Extract the whole listing as it stands. Do not include the pictures.

BEGIN DATASET CONTENT

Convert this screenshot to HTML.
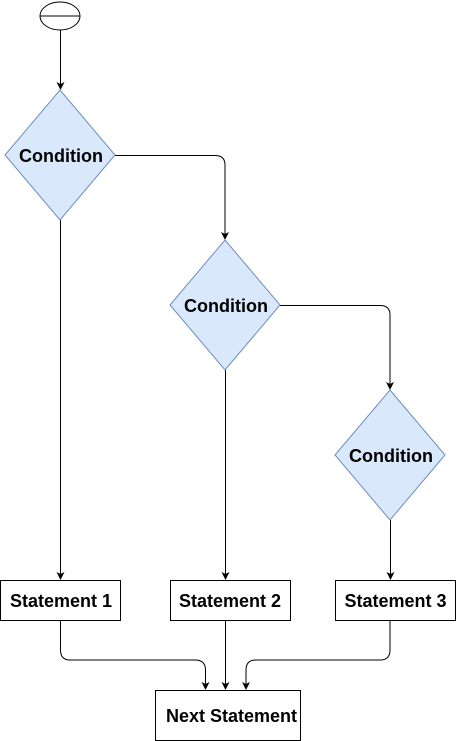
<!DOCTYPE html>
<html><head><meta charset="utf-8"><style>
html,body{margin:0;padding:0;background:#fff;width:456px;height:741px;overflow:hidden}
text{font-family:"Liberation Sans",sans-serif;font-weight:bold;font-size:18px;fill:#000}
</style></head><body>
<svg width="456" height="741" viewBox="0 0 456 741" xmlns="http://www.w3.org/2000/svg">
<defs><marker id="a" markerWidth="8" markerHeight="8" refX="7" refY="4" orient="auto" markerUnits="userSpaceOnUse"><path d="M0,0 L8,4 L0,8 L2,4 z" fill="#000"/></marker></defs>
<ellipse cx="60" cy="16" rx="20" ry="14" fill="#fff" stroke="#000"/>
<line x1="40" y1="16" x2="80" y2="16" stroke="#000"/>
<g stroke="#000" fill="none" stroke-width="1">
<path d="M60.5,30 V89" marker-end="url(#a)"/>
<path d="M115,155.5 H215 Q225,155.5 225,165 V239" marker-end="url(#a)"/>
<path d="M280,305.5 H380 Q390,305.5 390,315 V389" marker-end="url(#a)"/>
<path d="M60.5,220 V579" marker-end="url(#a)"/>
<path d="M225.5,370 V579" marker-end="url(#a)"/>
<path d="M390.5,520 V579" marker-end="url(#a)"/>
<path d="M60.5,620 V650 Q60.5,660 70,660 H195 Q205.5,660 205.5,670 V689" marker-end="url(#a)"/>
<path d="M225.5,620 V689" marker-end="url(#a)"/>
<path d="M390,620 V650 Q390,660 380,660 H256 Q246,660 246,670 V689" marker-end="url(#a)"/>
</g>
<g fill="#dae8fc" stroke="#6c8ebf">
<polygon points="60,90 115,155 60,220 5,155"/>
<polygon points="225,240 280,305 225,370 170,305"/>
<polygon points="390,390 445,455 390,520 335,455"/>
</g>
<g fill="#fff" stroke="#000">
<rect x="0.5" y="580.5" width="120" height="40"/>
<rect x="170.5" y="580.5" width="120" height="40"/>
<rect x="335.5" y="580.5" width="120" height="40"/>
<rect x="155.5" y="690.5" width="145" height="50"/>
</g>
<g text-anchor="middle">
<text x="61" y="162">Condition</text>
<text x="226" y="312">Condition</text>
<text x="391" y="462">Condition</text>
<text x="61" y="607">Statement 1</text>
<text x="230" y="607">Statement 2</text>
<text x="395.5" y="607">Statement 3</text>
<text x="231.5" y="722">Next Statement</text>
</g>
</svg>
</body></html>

END DATASET CONTENT

EXERCISE RESPONSE:
Convert this screenshot to HTML.
<!DOCTYPE html>
<html><head><meta charset="utf-8"><style>
html,body{margin:0;padding:0;background:#fff;width:456px;height:741px;overflow:hidden}
text{font-family:"Liberation Sans",sans-serif;font-weight:bold;font-size:18px;fill:#000}
</style></head><body>
<svg width="456" height="741" viewBox="0 0 456 741" xmlns="http://www.w3.org/2000/svg">
<defs><marker id="a" markerWidth="8" markerHeight="8" refX="7" refY="4" orient="auto" markerUnits="userSpaceOnUse"><path d="M0,0 L8,4 L0,8 L2,4 z" fill="#000"/></marker></defs>
<ellipse cx="60" cy="16" rx="20" ry="14" fill="#fff" stroke="#000"/>
<line x1="40" y1="16" x2="80" y2="16" stroke="#000"/>
<g stroke="#000" fill="none" stroke-width="1">
<path d="M60.5,30 V89" marker-end="url(#a)"/>
<path d="M115,155.5 H215 Q225,155.5 225,165 V239" marker-end="url(#a)"/>
<path d="M280,305.5 H380 Q390,305.5 390,315 V389" marker-end="url(#a)"/>
<path d="M60.5,220 V579" marker-end="url(#a)"/>
<path d="M225.5,370 V579" marker-end="url(#a)"/>
<path d="M390.5,520 V579" marker-end="url(#a)"/>
<path d="M60.5,620 V650 Q60.5,660 70,660 H195 Q205.5,660 205.5,670 V689" marker-end="url(#a)"/>
<path d="M225.5,620 V689" marker-end="url(#a)"/>
<path d="M390,620 V650 Q390,660 380,660 H256 Q246,660 246,670 V689" marker-end="url(#a)"/>
</g>
<g fill="#dae8fc" stroke="#6c8ebf">
<polygon points="60,90 115,155 60,220 5,155"/>
<polygon points="225,240 280,305 225,370 170,305"/>
<polygon points="390,390 445,455 390,520 335,455"/>
</g>
<g fill="#fff" stroke="#000">
<rect x="0.5" y="580.5" width="120" height="40"/>
<rect x="170.5" y="580.5" width="120" height="40"/>
<rect x="335.5" y="580.5" width="120" height="40"/>
<rect x="155.5" y="690.5" width="145" height="50"/>
</g>
<g text-anchor="middle">
<text x="61" y="162">Condition</text>
<text x="226" y="312">Condition</text>
<text x="391" y="462">Condition</text>
<text x="61" y="607">Statement 1</text>
<text x="230" y="607">Statement 2</text>
<text x="395.5" y="607">Statement 3</text>
<text x="231.5" y="722">Next Statement</text>
</g>
</svg>
</body></html>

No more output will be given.